UNIVERSITY PARK, Pa. – Gopal Balachandran, assistant professor of clinical law at Penn State Law in University Park, was among several faculty members to be interviewed for 'HumIn Focus – Incarceration in America,' an episode that airs Feb. 6 at 6 p.m. on WPSU-TV as part of an educational web series produced by the Humanities Institute at Penn State.

Balachandran is director of Penn State Law’s externships program and co-director of the school’s Indigent Criminal Justice Practicum (ICJP), for which he oversees the criminal appellate/post-conviction track that enables students to represent indigent defendants at appellate and post-conviction proceedings. ICJP students represent defendants in trial and appellate courts as well as at state prisons.

“As a society we must recognize a person’s capacity to make mistakes but also their capacity for change,” said Balachandran, whose ICJP students have advocated for broader changes in the criminal justice system through the filing of amicus briefs.

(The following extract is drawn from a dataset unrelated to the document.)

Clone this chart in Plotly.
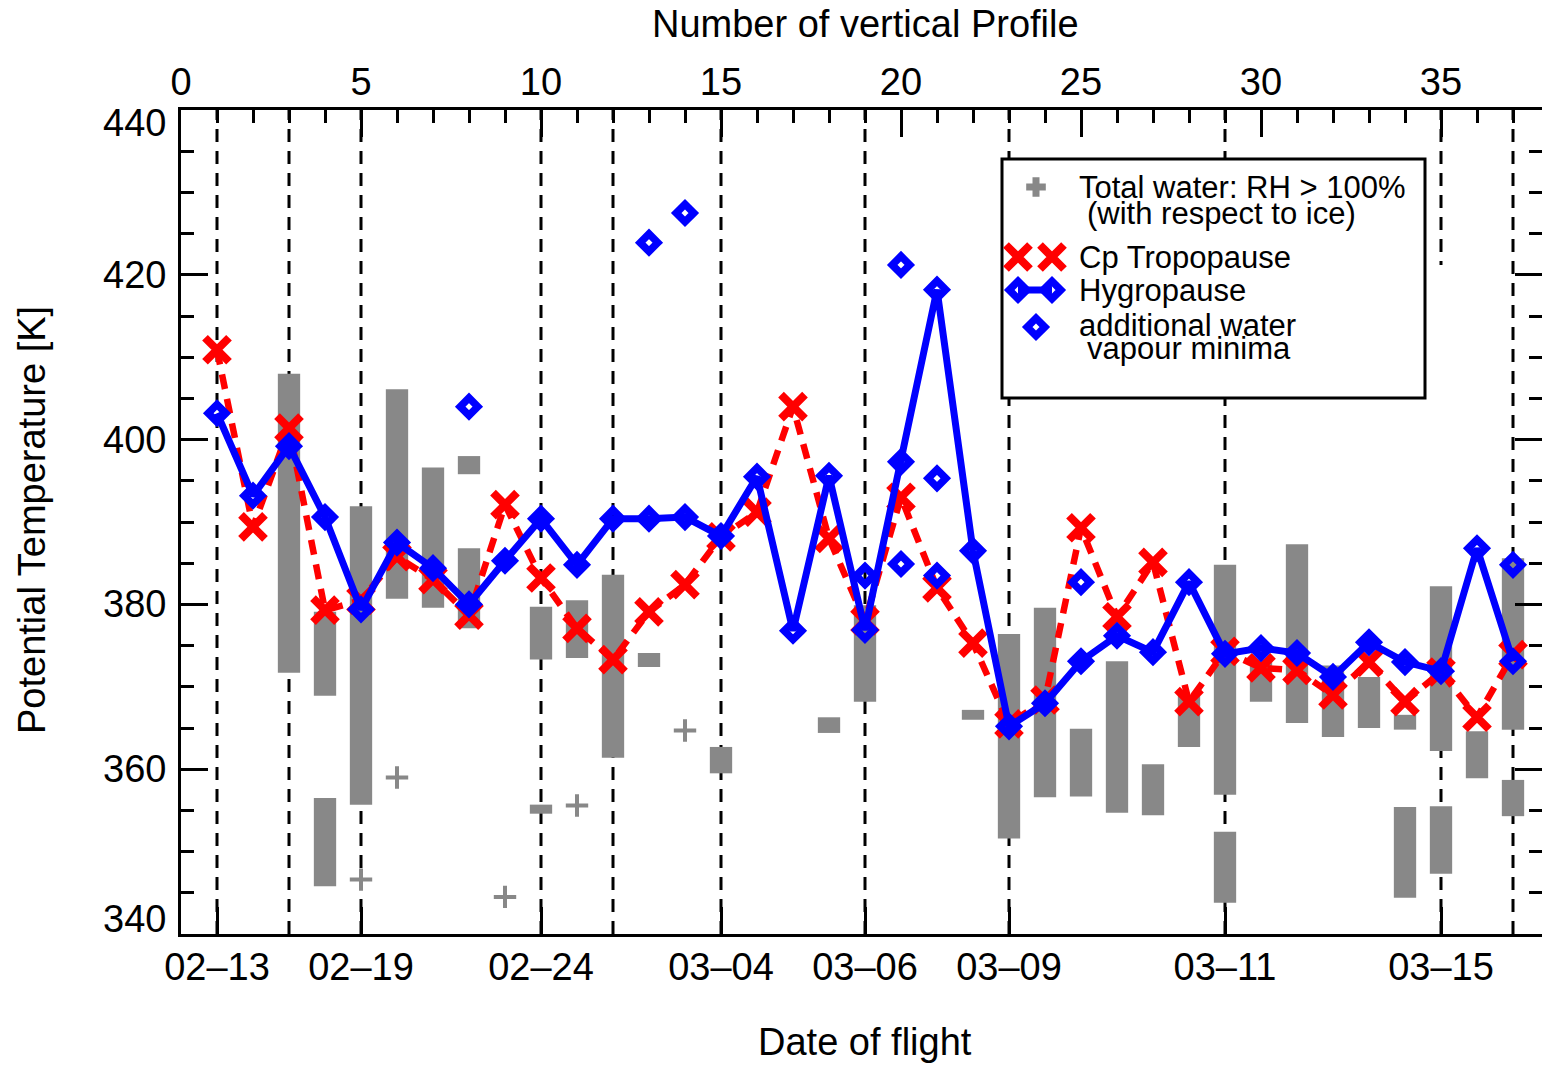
import plotly.graph_objects as go

# ---------------- data ----------------
profiles = list(range(1, 38))
cp_tropopause = [410.9, 389.4, 401.4, 379.3, 380.5, 385.8, 383.0, 378.7, 392.1, 383.2,
                 377.1, 373.3, 379.1, 382.4, 388.2, 391.2, 404.0, 388.0, 378.0, 393.0,
                 382.0, 375.3, 365.5, 368.4, 389.3, 378.5, 385.1, 368.2, 374.3, 372.3,
                 372.0, 369.0, 373.0, 368.2, 371.8, 366.3, 373.9]
hygropause = [403.2, 393.2, 399.2, 390.6, 379.4, 387.5, 384.4, 380.0, 385.3, 390.4,
              384.8, 390.4, 390.4, 390.6, 388.3, 395.5, 376.8, 395.6, 376.9, 397.3,
              418.2, 386.5, 365.2, 368.0, 373.1, 376.2, 374.2, 382.7, 374.0, 374.7,
              374.1, 371.2, 375.4, 373.0, 371.9, 386.8, 373.1]
extra_min_x = [8, 13, 14, 19, 20, 20, 21, 21, 25, 37]
extra_min_y = [404.0, 423.9, 427.5, 383.5, 421.2, 384.9, 395.3, 383.5, 382.7, 384.8]

water_x = [3, 4, 4, 5, 6, 7, 8, 8, 10, 10, 11, 12, 13, 15, 18, 19, 22, 23, 24, 25,
           26, 27, 28, 29, 29, 30, 31, 32, 33, 34, 34, 35, 35, 36, 37, 37]
water_lo = [371.7, 368.9, 345.8, 355.7, 380.7, 379.6, 395.8, 377.1, 373.3, 354.6,
            373.5, 361.4, 372.4, 359.5, 364.4, 368.2, 366.0, 351.6, 356.6, 356.7,
            354.7, 354.4, 362.7, 356.9, 343.8, 368.2, 365.6, 363.9, 365.0, 364.8,
            344.4, 362.2, 347.3, 358.9, 364.8, 354.3]
water_hi = [408.0, 379.1, 356.5, 391.9, 406.1, 396.6, 398.0, 386.8, 379.7, 355.7,
            380.5, 383.6, 374.1, 362.7, 366.3, 379.9, 367.2, 376.4, 379.6, 364.9,
            373.1, 360.6, 368.9, 384.8, 352.4, 373.3, 387.3, 372.6, 371.2, 366.6,
            355.4, 382.2, 355.5, 364.6, 385.6, 358.7]
water_pt_x = [5, 6, 9, 11, 14]
water_pt_y = [346.6, 359.0, 344.5, 355.6, 364.7]

flight_bounds = [1, 3, 5, 10, 12, 15, 19, 23, 29, 35, 37]
date_pos = [1, 5, 10, 15, 19, 23, 29, 35]
date_labels = ["02\u201313", "02\u201319", "02\u201324", "03\u201304",
               "03\u201306", "03\u201309", "03\u201311", "03\u201315"]
y_ticks = [340, 360, 380, 400, 420, 440]

# ---------------- layout constants ----------------
W, H = 1543, 1065
ML, MR, MT, MB = 181, 1, 110, 131
PX_PER_PROFILE = 36.0
XMAX = (W - ML - MR) / PX_PER_PROFILE
YMIN, YMAX = 340, 440
PLOT_H = H - MT - MB
FONT = "Liberation Sans, Arial, Helvetica, sans-serif"
GREY = "#888888"
BLUE = "#0000ff"
RED = "#ff0000"


def px_x(px):
    return (px - ML) / PX_PER_PROFILE


def px_y(py):
    return YMAX - (py - MT) / PLOT_H * (YMAX - YMIN)


def paper_x(px):
    return (px - ML) / (W - ML - MR)


def paper_y(py):
    return (H - MB - py) / PLOT_H


fig = go.Figure()

# total water ranges (stacks of RH>100% points)
fig.add_trace(go.Bar(
    x=water_x, base=water_lo,
    y=[h - l for h, l in zip(water_hi, water_lo)],
    width=0.62, marker=dict(color=GREY, line=dict(width=0)),
    hoverinfo="skip"))
fig.add_trace(go.Scatter(
    x=water_pt_x, y=water_pt_y, mode="markers",
    marker=dict(symbol="cross-thin", size=16, line=dict(width=4, color=GREY), color=GREY),
    hoverinfo="skip"))

# Cp tropopause
fig.add_trace(go.Scatter(
    x=profiles, y=cp_tropopause, mode="lines+markers",
    line=dict(color=RED, width=6.5, dash="15px,10px"),
    marker=dict(symbol="x-thin", size=24, color=RED, line=dict(width=8, color=RED))))

# hygropause
fig.add_trace(go.Scatter(
    x=profiles, y=hygropause, mode="lines+markers",
    line=dict(color=BLUE, width=7),
    marker=dict(symbol="diamond-open", size=13.5, color=BLUE, line=dict(width=7.5, color=BLUE))))

# additional minima
fig.add_trace(go.Scatter(
    x=extra_min_x, y=extra_min_y, mode="markers",
    marker=dict(symbol="diamond-open", size=13.5, color=BLUE, line=dict(width=7.5, color=BLUE))))

# legend samples
fig.add_trace(go.Scatter(
    x=[px_x(1036)], y=[px_y(187)], mode="markers",
    marker=dict(symbol="cross-thin", size=14, color=GREY, line=dict(width=7, color=GREY))))
fig.add_trace(go.Scatter(
    x=[px_x(1018), px_x(1052)], y=[px_y(257), px_y(257)], mode="markers",
    marker=dict(symbol="x-thin", size=24, color=RED, line=dict(width=8, color=RED))))
fig.add_trace(go.Scatter(
    x=[px_x(1018), px_x(1052)], y=[px_y(290), px_y(290)], mode="lines+markers",
    line=dict(color=BLUE, width=7),
    marker=dict(symbol="diamond-open", size=13.5, color=BLUE, line=dict(width=7.5, color=BLUE))))
fig.add_trace(go.Scatter(
    x=[px_x(1036)], y=[px_y(327)], mode="markers",
    marker=dict(symbol="diamond-open", size=13.5, color=BLUE, line=dict(width=7.5, color=BLUE))))

# dummy trace for secondary axes
fig.add_trace(go.Scatter(x=[None], y=[None], xaxis="x2", yaxis="y2", mode="markers"))

shapes = []
for xb in flight_bounds:
    shapes.append(dict(type="line", xref="x", yref="y", x0=xb, x1=xb, y0=YMIN, y1=YMAX,
                       line=dict(color="black", width=3, dash="13px,9px"), layer="below"))
# erased part of the 03-15 boundary line
shapes.append(dict(type="rect", xref="x", yref="y", x0=px_x(1427), x1=px_x(1452),
                   y0=375, y1=px_y(265), fillcolor="white", line=dict(width=0), layer="below"))
# legend box (same layer as the dashed lines, drawn after them)
shapes.append(dict(type="rect", xref="x", yref="y",
                   x0=px_x(1002), x1=px_x(1425), y0=px_y(398), y1=px_y(159),
                   fillcolor="white", line=dict(color="black", width=3), layer="below"))

ann = []
tick_font = dict(family=FONT, size=38, color="black")
for v in y_ticks:
    ys = -13 if v == YMAX else (15 if v == YMIN else 0)
    ann.append(dict(x=0, xref="paper", y=v, yref="y", text=str(v), showarrow=False,
                    xanchor="right", yanchor="middle", xshift=-13, yshift=ys, font=tick_font))

ann.append(dict(x=paper_x(865), xref="paper", y=paper_y(24), yref="paper",
                text="Number of vertical Profile", showarrow=False,
                xanchor="center", yanchor="middle", font=tick_font))
ann.append(dict(x=paper_x(865), xref="paper", y=paper_y(1042), yref="paper",
                text="Date of flight", showarrow=False,
                xanchor="center", yanchor="middle", font=tick_font))
ann.append(dict(x=paper_x(32), xref="paper", y=paper_y(520), yref="paper",
                text="Potential Temperature [K]", showarrow=False, textangle=-90,
                xanchor="center", yanchor="middle", font=tick_font))

leg_font = dict(family=FONT, size=31, color="black")
legend_lines = [
    ("Total water: RH > 100%", 1077, 187),
    ("(with respect to ice)", 1085, 213),
    ("Cp Tropopause", 1077, 257),
    ("Hygropause", 1077, 290),
    ("additional water", 1077, 325),
    ("vapour minima", 1085, 348),
]
for txt, lx, ly in legend_lines:
    ann.append(dict(x=paper_x(lx), xref="paper", y=paper_y(ly), yref="paper", text=txt,
                    showarrow=False, xanchor="left", yanchor="middle", font=leg_font))

axis_common = dict(showgrid=False, zeroline=False, automargin=False,
                   ticks="inside", tickwidth=3, tickcolor="black")

fig.update_layout(
    width=W, height=H,
    margin=dict(l=ML, r=MR, t=MT, b=MB, pad=0),
    paper_bgcolor="white", plot_bgcolor="white",
    showlegend=False, barmode="overlay",
    font=dict(family=FONT, color="black"),
    xaxis=dict(range=[0, XMAX], tickmode="array", tickvals=date_pos, ticktext=date_labels,
               ticklen=27, showline=True, linewidth=3, linecolor="black",
               tickfont=tick_font, ticklabelstandoff=-3, **axis_common),
    xaxis2=dict(range=[0, XMAX], overlaying="x", side="top", anchor="y",
                tickmode="linear", tick0=0, dtick=5, ticklen=27,
                minor=dict(dtick=1, tick0=0, ticks="inside", ticklen=13, tickwidth=3, tickcolor="black"),
                showline=True, linewidth=3, linecolor="black",
                tickfont=tick_font, ticklabelstandoff=-3, **axis_common),
    yaxis=dict(range=[YMIN, YMAX], tickmode="linear", tick0=YMIN, dtick=20, ticklen=27,
               minor=dict(dtick=5, tick0=YMIN, ticks="inside", ticklen=13, tickwidth=3, tickcolor="black"),
               showline=True, linewidth=3, linecolor="black", showticklabels=False, **axis_common),
    yaxis2=dict(range=[YMIN, YMAX], overlaying="y", side="right", anchor="x",
                tickmode="linear", tick0=YMIN, dtick=20, ticklen=27,
                minor=dict(dtick=5, tick0=YMIN, ticks="inside", ticklen=13, tickwidth=3, tickcolor="black"),
                showline=False, showticklabels=False, **axis_common),
    shapes=shapes, annotations=ann,
)

fig.write_html("out.html")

“We need to recognize that there are people in prison who are serving more time than is moral, often through sentencing that lacks deterrent value,” he said.

Balachandran was one of several Penn State faculty interviewed for the mass incarceration episode. He added that through the clinical experience in the ICJP, students frequently talk with and meet with clients convicted of serious crimes, which provides them with “a window into their shared humanity,” as they examine factors – like mental illness, addiction, and poverty – that contribute to criminal behavior.  

Through experiential learning like the ICJP, students work on pardon applications for people whose criminal records continue to deny them opportunities with jobs, careers, education, credit, housing, and even volunteerism. Students are currently involved in starting a Pardon Project in Centre County.